Savvy as it may sound, large construction jobs come at a price and there's lots to consider. To help, we turned to trades site myjobquote.co.uk for insight into some of the key things to think about if you're considering a loft conversion...
1. Hiring an architect
When planning a loft conversion, it's best to hire an architect to design and draw up the plans. This means the loft conversion will certainly be safe, and there's a clear plan for contractors to follow to save any confusion, time and money. Architect fees need to be considered and added to any budget for a loft conversion.
2. Type of loft conversion
There are a number of different kinds of loft conversion, and it's always good to have an idea of what type you can have in your property and what outcome you want. This will also give you an idea of what budget you'll need too.

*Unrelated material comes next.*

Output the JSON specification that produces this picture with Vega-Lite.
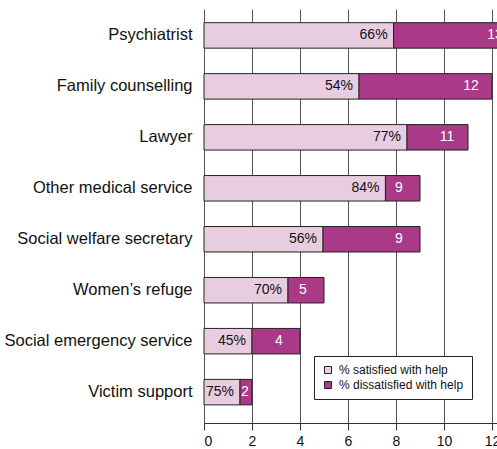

For example, if you're looking for a cheaper loft conversion, a roof light loft conversion is the most affordable option, whereas a mansard loft conversion is the most expensive type. The type of loft conversion you have can also be dictated by what type and size of space you have available.
Roof light loft conversion: This is the most affordable option, as no construction is carried out on the roof, but windows are added to let in light. They don't provide as much space as other conversions because the roof is left where it is, so if you want more space, other loft conversions may be ideal.
Dormer loft conversion: A dormer conversion increases the amount of head space in your loft, so you'll have more space to play around with than a roof light conversion. Extra space is added by extending from the roof, and a dormer window is then added.
Hip-to-gable loft conversion: A hip-to-gable loft conversion changes the shape of a property's roof entirely. This will give a lot of extra room to a home, but usually can only be built on semi-detached and detached houses as a sloping roof is changed to a vertical roof.
Mansard loft conversion: This type of loft conversion will give a property the most space, as the roof is completely altered (most of the time to become a flat roof) and new walls are added too.
Having a clear budget to stick to helps you decide what loft conversion you can afford, and what finishes and furnishing you can afford too. There are a lot of options out there to choose from, from door handles to windows, and having a budget can help you make decisions and ensure you're not left out of pocket.
Think about where you can put a staircase and how much space is available for it. This is an important part of the build as you need the loft conversion to link with the rest of the house, so the property's layout flows naturally and the conversion doesn't create a disjointed space. There's a range of staircases available, even for the smallest spaces, but having a plan is a must.
6. Head space needed
The space between the ceiling and floor in your loft will give you an idea on whether your loft can be converted comfortably. The minimum height for a loft conversion is about 2.2 metres, so if your loft is smaller than this, you may not be able to convert it, or you may need extra construction work to create enough head space.